When Travis falls in love with Nancy Wilcox, the rebellious daughter of the Baptist Ladies Association president, things become worse.  With murderous transients roaming the countryside, Haute Montagne closes ranks, casting them out.

In this moment of distress, a mysterious yet hauntingly beautiful woman reaches out to them with a cry for help.  Stranded in the small midwestern town, she is a being from another world, and she is dying.  Only the two young lovers can help her, but to do so, they must find her dark, masculine half–and in so doing, confront the demons that threaten to tear them apart.

This is one of Robert Charles Wilson’s earlier novels, and I enjoyed it quite a bit.  It’s very short, yet well crafted and beautifully written.  Wilson’s prose is extremely evocative, and his descriptions of Haute Montagne brought back childhood memories from when I lived in the Midwest.  The story was also done well, and had a very satisfying ending.

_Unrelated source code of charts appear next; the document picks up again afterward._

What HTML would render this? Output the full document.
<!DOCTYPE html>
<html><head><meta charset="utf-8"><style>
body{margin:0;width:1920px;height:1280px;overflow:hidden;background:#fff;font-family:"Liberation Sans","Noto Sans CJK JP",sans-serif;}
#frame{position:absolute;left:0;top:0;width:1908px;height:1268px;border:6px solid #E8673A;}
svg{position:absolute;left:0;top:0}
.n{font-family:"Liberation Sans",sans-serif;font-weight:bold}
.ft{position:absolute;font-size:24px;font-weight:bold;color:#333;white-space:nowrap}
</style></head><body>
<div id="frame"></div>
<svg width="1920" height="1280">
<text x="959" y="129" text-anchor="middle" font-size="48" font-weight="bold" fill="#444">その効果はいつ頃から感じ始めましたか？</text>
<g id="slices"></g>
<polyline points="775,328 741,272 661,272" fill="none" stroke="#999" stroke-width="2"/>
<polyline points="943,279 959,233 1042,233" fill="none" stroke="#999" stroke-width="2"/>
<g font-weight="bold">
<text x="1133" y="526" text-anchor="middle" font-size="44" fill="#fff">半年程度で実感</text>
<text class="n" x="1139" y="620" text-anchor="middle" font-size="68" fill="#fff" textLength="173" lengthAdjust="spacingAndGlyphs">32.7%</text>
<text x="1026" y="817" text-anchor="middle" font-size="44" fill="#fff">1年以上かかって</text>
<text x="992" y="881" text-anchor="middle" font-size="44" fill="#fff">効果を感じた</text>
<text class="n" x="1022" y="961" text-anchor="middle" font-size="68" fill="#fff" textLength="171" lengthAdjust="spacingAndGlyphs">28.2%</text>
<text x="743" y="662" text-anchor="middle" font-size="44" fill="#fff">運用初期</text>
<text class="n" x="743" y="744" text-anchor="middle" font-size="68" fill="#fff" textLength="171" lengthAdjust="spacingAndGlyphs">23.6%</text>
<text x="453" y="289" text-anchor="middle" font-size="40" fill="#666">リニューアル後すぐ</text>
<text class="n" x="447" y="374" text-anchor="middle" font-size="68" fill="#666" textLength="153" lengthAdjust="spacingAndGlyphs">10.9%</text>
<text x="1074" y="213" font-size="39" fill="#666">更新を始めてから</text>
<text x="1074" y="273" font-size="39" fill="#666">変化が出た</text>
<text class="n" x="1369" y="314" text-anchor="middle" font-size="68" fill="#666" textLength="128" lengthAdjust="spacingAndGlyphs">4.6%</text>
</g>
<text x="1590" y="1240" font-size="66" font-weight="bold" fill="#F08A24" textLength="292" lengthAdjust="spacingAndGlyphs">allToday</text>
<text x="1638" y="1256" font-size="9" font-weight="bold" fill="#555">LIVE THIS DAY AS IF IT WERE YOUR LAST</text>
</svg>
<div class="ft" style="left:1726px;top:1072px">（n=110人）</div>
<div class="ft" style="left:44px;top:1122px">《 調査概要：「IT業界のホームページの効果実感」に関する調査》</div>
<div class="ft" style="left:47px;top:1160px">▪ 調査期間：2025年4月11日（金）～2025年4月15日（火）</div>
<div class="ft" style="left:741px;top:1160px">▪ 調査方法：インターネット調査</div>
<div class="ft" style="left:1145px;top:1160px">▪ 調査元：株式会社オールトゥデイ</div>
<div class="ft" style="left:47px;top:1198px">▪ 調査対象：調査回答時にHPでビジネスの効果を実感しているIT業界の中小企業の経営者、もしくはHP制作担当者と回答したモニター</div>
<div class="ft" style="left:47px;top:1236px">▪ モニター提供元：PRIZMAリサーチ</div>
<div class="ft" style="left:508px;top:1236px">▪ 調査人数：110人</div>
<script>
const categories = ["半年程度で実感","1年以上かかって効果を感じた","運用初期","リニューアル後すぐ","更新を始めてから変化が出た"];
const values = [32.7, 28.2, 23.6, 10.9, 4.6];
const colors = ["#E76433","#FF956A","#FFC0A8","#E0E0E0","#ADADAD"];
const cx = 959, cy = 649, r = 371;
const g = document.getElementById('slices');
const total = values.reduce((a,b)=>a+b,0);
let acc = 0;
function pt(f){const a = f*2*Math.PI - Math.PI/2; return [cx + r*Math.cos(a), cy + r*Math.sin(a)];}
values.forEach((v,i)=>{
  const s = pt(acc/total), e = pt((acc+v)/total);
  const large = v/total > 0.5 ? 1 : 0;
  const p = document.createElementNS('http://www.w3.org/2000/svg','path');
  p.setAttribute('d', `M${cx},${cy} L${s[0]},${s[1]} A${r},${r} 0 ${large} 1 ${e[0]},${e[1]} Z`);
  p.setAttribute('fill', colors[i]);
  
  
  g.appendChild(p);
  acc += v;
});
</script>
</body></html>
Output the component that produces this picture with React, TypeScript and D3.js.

While this is a good book, though, I wouldn’t say that it’s Wilson’s best.  His characters were interesting, but not nearly as compelling as those in Spin. The baptists were a little too villainous, though Travis’s aunt and uncle were individually more complex.

In spite of all this, however, the story was structured so well that the poignance of it largely overcame these flaws.  As a writer, that’s what I found most interesting about this book–how the masterful way the story was constructed made the whole greater than the sum of the parts.  Call it the monomyth, the hero’s journey, or whatever else, but something about this story made it reverberate in a powerful way.

I suppose that this is what all great stories do: echo some greater, universal story that is in all of us.  It’s the same echo that I felt when I read Spin, or Ender’s Game, or The Neverending Story, albeit a little softer.  It’s something that I hope my own stories evoke, this sense of clarity and wholeness, of returning to some great truth that we lost somewhere between birth and adulthood.

I don’t know if I’m making any sense, but those are my thoughts.  It’s a short read, and I enjoyed it quite a lot.  If you can find it, it’s a good one to pick up.